More than half the crew aboard the 'Maersk Alabama' during a Somali pirate attack in April 2009 have filed lawsuits in Norfolk against the owner and operator of the ship
The five-day saga off the coast of Somalia ended when Navy SEALs killed three of the ship's masters' captors in a volley of rifle fire and a fourth pirate had previously surrendered to the Navy.
Though the master of Maersk Alabama, Captain Richard Phillips, was hailed as a hero, 11 former crew members allege in lawsuits filed in Norfolk Circuit Court and in Mobile, Ala., that his employers, through Phillips' actions, put them in grave danger when the ship sailed within about 250 miles of the Somalian coast despite warnings to stay at least 600 miles out because of pirate activity, according to 'The Virginia Pilot'.

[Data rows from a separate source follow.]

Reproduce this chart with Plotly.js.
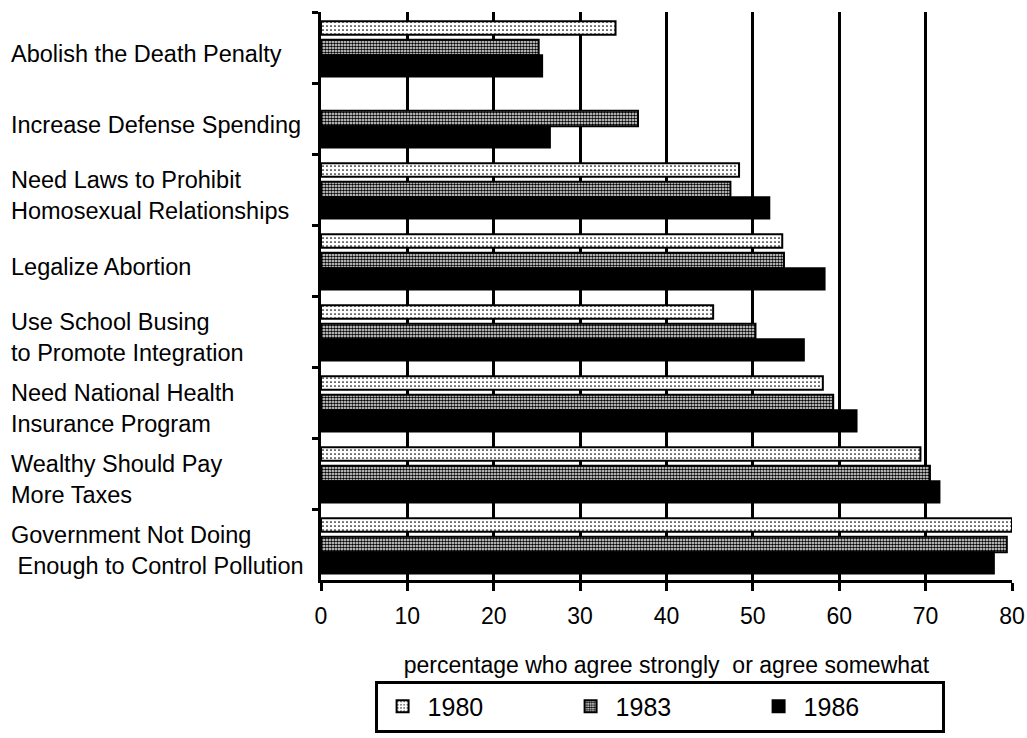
<!DOCTYPE html>
<html>
<head>
<meta charset="utf-8">
<script src="https://cdn.plot.ly/plotly-3.0.1.min.js"></script>
<style>html,body{margin:0;padding:0;background:#fff;}#chart{width:1027px;height:738px;}</style>
</head>
<body>
<div id="chart"></div>
<script>
const categories = [
  "Abolish the Death Penalty",
  "Increase Defense Spending",
  "Need Laws to Prohibit<br>Homosexual Relationships",
  "Legalize Abortion",
  "Use School Busing<br>to Promote Integration",
  "Need National Health<br>Insurance Program",
  "Wealthy Should Pay<br>More Taxes",
  "Government Not Doing<br>\u00a0Enough to Control Pollution"
];
const seriesNames = ["1980", "1983", "1986"];
const values1980 = [34.1, null, 48.4, 53.4, 45.4, 58.1, 69.4, 80.0];
const values1983 = [25.2, 36.7, 47.4, 53.6, 50.3, 59.3, 70.5, 79.4];
const values1986 = [25.6, 26.5, 51.9, 58.3, 55.9, 62.0, 71.6, 77.9];
const xTicks = [0, 10, 20, 30, 40, 50, 60, 70, 80];
const xTitle = "percentage who agree strongly\u00a0 or agree somewhat";

const FONT = '"Liberation Sans", Arial, Helvetica, sans-serif';

const styles = [
  {color: "#ffffff", pattern: {shape: ".", fgcolor: "#000", bgcolor: "#fff", size: 4, solidity: 0.15}, offset: -0.37, width: 0.19},
  {color: "#ffffff", pattern: {shape: ".", fgcolor: "#000", bgcolor: "#fff", size: 3, solidity: 0.6}, offset: -0.11, width: 0.22},
  {color: "#000000", pattern: null, offset: 0.11, width: 0.30}
];
const allValues = [values1980, values1983, values1986];

const traces = seriesNames.map((name, i) => {
  const s = styles[i];
  const marker = {color: s.color, line: {color: "#000", width: 2}};
  if (s.pattern) marker.pattern = s.pattern;
  return {
    type: "bar",
    orientation: "h",
    name: name,
    y: categories,
    x: allValues[i],
    offset: s.offset,
    width: s.width,
    marker: marker,
    hoverinfo: "x+name"
  };
});

const annotations = categories.map(c => ({
  xref: "paper", yref: "y",
  x: (9 - 321) / 691, y: c,
  xanchor: "left", yanchor: "middle", align: "left",
  yshift: -6,
  text: c, showarrow: false,
  font: {family: FONT, size: 23.5, color: "#000"}
}));

const layout = {
  width: 1027, height: 738,
  margin: {l: 321, r: 15, t: 12, b: 158, autoexpand: false},
  paper_bgcolor: "#fff", plot_bgcolor: "#fff",
  font: {family: FONT, size: 23, color: "#000"},
  barmode: "overlay",
  showlegend: true,
  legend: {
    orientation: "h",
    x: 0.49, xanchor: "center",
    y: -0.177, yanchor: "top",
    bordercolor: "#000", borderwidth: 3,
    font: {family: FONT, size: 25, color: "#000"},
    entrywidth: 133,
    itemwidth: 40,
    traceorder: "normal"
  },
  xaxis: {
    range: [0, 80],
    tickvals: xTicks,
    ticktext: xTicks.map(String),
    showgrid: true, gridcolor: "#000", gridwidth: 3,
    zeroline: false,
    showline: true, linecolor: "#000", linewidth: 3,
    ticks: "outside", ticklen: 8, tickwidth: 3, tickcolor: "#000",
    ticklabelstandoff: 5,
    tickfont: {family: FONT, size: 23, color: "#000"},
    title: {text: xTitle, font: {family: FONT, size: 23, color: "#000"}, standoff: 30},
    automargin: false,
    fixedrange: true
  },
  yaxis: {
    type: "category",
    autorange: false,
    range: [7.5, -0.5],
    categoryorder: "array",
    categoryarray: categories,
    tickson: "boundaries",
    showticklabels: false,
    ticks: "outside", ticklen: 6, tickwidth: 3, tickcolor: "#000",
    showgrid: false, zeroline: false,
    showline: true, linecolor: "#000", linewidth: 3,
    automargin: false,
    fixedrange: true
  },
  annotations: annotations
};

Plotly.newPlot("chart", traces, layout, {displayModeBar: false, staticPlot: true});
</script>
</body>
</html>
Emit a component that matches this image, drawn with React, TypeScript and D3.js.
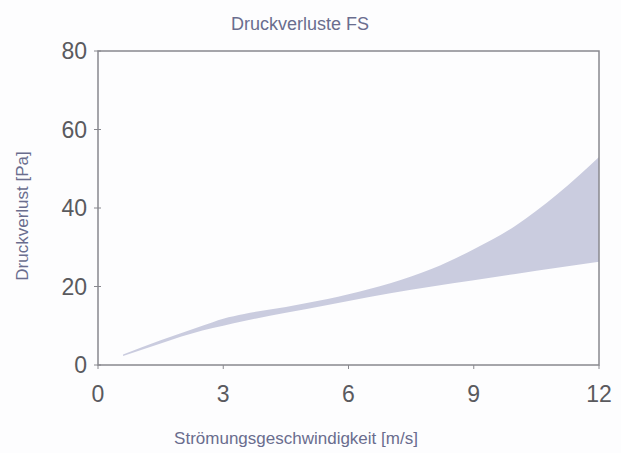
import React from 'react'
import * as d3 from 'd3'

// Strömungsgeschwindigkeit [m/s]
const speed = [0.6, 1.5, 2.5, 3, 3.5, 4.5, 5.5, 6, 7, 8, 9, 10, 11, 12]
// lower / upper bound of the pressure loss band [Pa]
const lossLow = [2.3, 5.5, 8.8, 10, 11.2, 13.3, 15.3, 16.3, 18.3, 20, 21.6, 23.2, 24.8, 26.3]
const lossHigh = [2.7, 6.3, 10, 11.8, 13, 14.8, 16.8, 18, 20.8, 24.5, 29.5, 35.5, 43.5, 53]

const xTicks = [0, 3, 6, 9, 12]
const yTicks = [0, 20, 40, 60, 80]

const W = 621
const H = 453
const margin = { top: 51, right: 22, bottom: 88, left: 98 }

export default function App() {
  const w = W - margin.left - margin.right
  const h = H - margin.top - margin.bottom

  const x = d3.scaleLinear().domain([0, 12]).range([0, w])
  const y = d3.scaleLinear().domain([0, 80]).range([h, 0])

  const band = speed.map((s, i) => ({ s, lo: lossLow[i], hi: lossHigh[i] }))
  const area = d3.area<{ s: number; lo: number; hi: number }>()
    .x(d => x(d.s))
    .y0(d => y(d.lo))
    .y1(d => y(d.hi))
    .curve(d3.curveMonotoneX)

  const frame = '#88888e'
  const tickText = '#5a5a5e'
  const titleText = '#6a6d8e'

  return (
    <div style={{ position: 'fixed', left: 0, top: 0 }}>
      <svg width={W} height={H} style={{ display: 'block', background: '#fdfdfe' }}
        fontFamily="'Liberation Sans', Arial, sans-serif">
        <text x={300} y={30} textAnchor="middle" fontSize={18} fill={titleText}>Druckverluste FS</text>
        <g transform={`translate(${margin.left},${margin.top})`}>
          {/* band */}
          <path d={area(band) || ''} fill="#caccdf" />
          {/* frame */}
          <rect x={0} y={0} width={w} height={h} fill="none" stroke={frame} strokeWidth={1.5} />
          {/* y axis ticks + labels */}
          {yTicks.map(t => (
            <g key={'y' + t} transform={`translate(0,${y(t)})`}>
              <line x1={-4} x2={3} stroke={frame} strokeWidth={1} />
              <text x={-11} dy="0.36em" textAnchor="end" fontSize={23} fill={tickText}>{t}</text>
            </g>
          ))}
          {/* x axis ticks + labels */}
          {xTicks.map(t => (
            <g key={'x' + t} transform={`translate(${x(t)},${h})`}>
              <line y1={0} y2={4} stroke={frame} strokeWidth={1} />
              <text y={29} dy="0.36em" textAnchor="middle" fontSize={23} fill={tickText}>{t}</text>
            </g>
          ))}
        </g>
        <text x={296} y={444} textAnchor="middle" fontSize={17} fill={titleText}>Strömungsgeschwindigkeit [m/s]</text>
        <text transform="translate(28,216) rotate(-90)" textAnchor="middle" fontSize={17} fill={titleText}>Druckverlust [Pa]</text>
      </svg>
    </div>
  )
}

Together, the suits seek nearly $50 million in damages from Norfolk-based Maersk Line Ltd., the owner of the ship, and Alabama-based Waterman Steamship Corp., which operated and crewed it under a charter.
Among other things, the lawsuits filed by the 11 mariners claim bodily injuries and an array of damages. They accuse the two companies of negligence, failing to provide safe working conditions, and failing to pay injured crew members reasonable compensation for medical expenses and lost wages.
Both companies deal with U.S.-flag vessels, which means crew members generally must be U.S. citizens. The 20 crew members aboard the Maersk Alabama at the time of the hijacking were from nine states, including Virginia, and Canada, according to court records filed by Waterman.
However, the Virginia crewman is reportedly not involved in the litigation.